WARNING: Puns Ahead!
[source: Jokes Galore]
Love 'em or hate 'em, it's Pun time. Puns, or "groaners" like some folks like to call them are fun. Try 'em on your friends and relatives, but keep a straight face when you tell them and be preapared for GROANS... then you'll see why they are called so... enjoy and pass 'em on!
1. Energizer Bunny arrested; charged with battery.
2. A man's home is his castle, in a manor of speaking.
3. A pessimist's blood type is always b-negative.
4. My wife really likes to make pottery, but to me it's just kiln time.
5. Dijon vu: the same mustard as before.
6. Practice safe eating: always use condiments.
7. I fired my masseuse today. She just rubbed me the wrong way.
8. A Freudian slip is when you say one thing but mean your mother.
9. Shotgun wedding: A case of wife or death.
10. I used to work in a blanket factory, but it folded.
11. I used to be a lumberjack, but I just couldn't hack it, so they gave me the ax.

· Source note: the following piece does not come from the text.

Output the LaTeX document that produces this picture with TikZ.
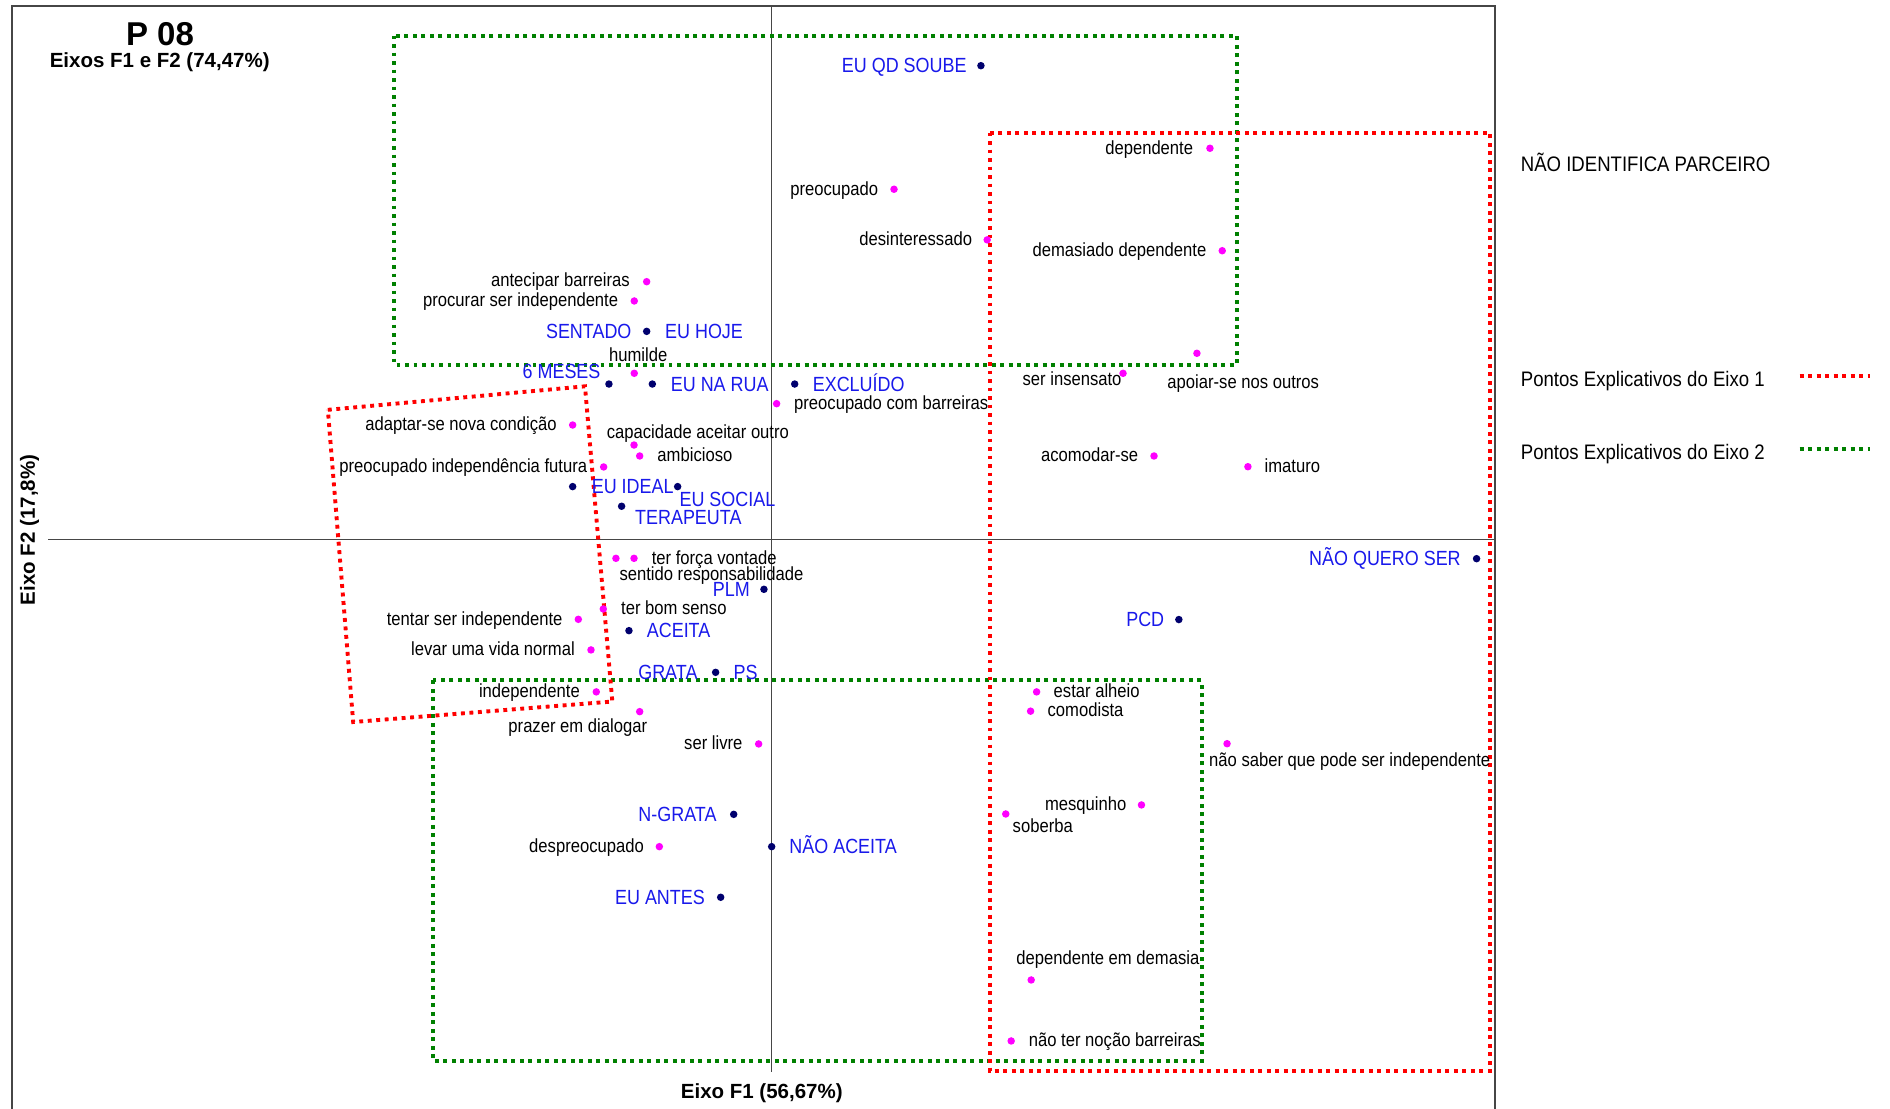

12. If electricity comes from electrons, does that mean that morality comes from morons?
13. A man needs a mistress just to break the monogamy.
14. Marriage is the mourning after the knot before.
15. A hangover is the wrath of grapes.
16. Corduroy pillows are making headlines.
17. Is a book on voyeurism a peeping tome.
18. Dancing cheek-to-cheek is really a form of floor play.
19. Banning the bra was a big flop.
20. Sea captains don't like crew cuts.
21. Does the name Pavlov ring a bell?
22. A successful diet is the triumph of mind over platter.
23. Time flies like an arrow. Fruit flies like a banana.
24. A gossip is someone with a great sense of rumor.
25. Without geometry, life is pointless.
26. When you dream in color, it's a pigment of your imagination.
27. Condoms should be used on every conceivable occasion.
28. Reading whilst sunbathing makes you well-red.
29. When two egotists meet, it's an I for an I.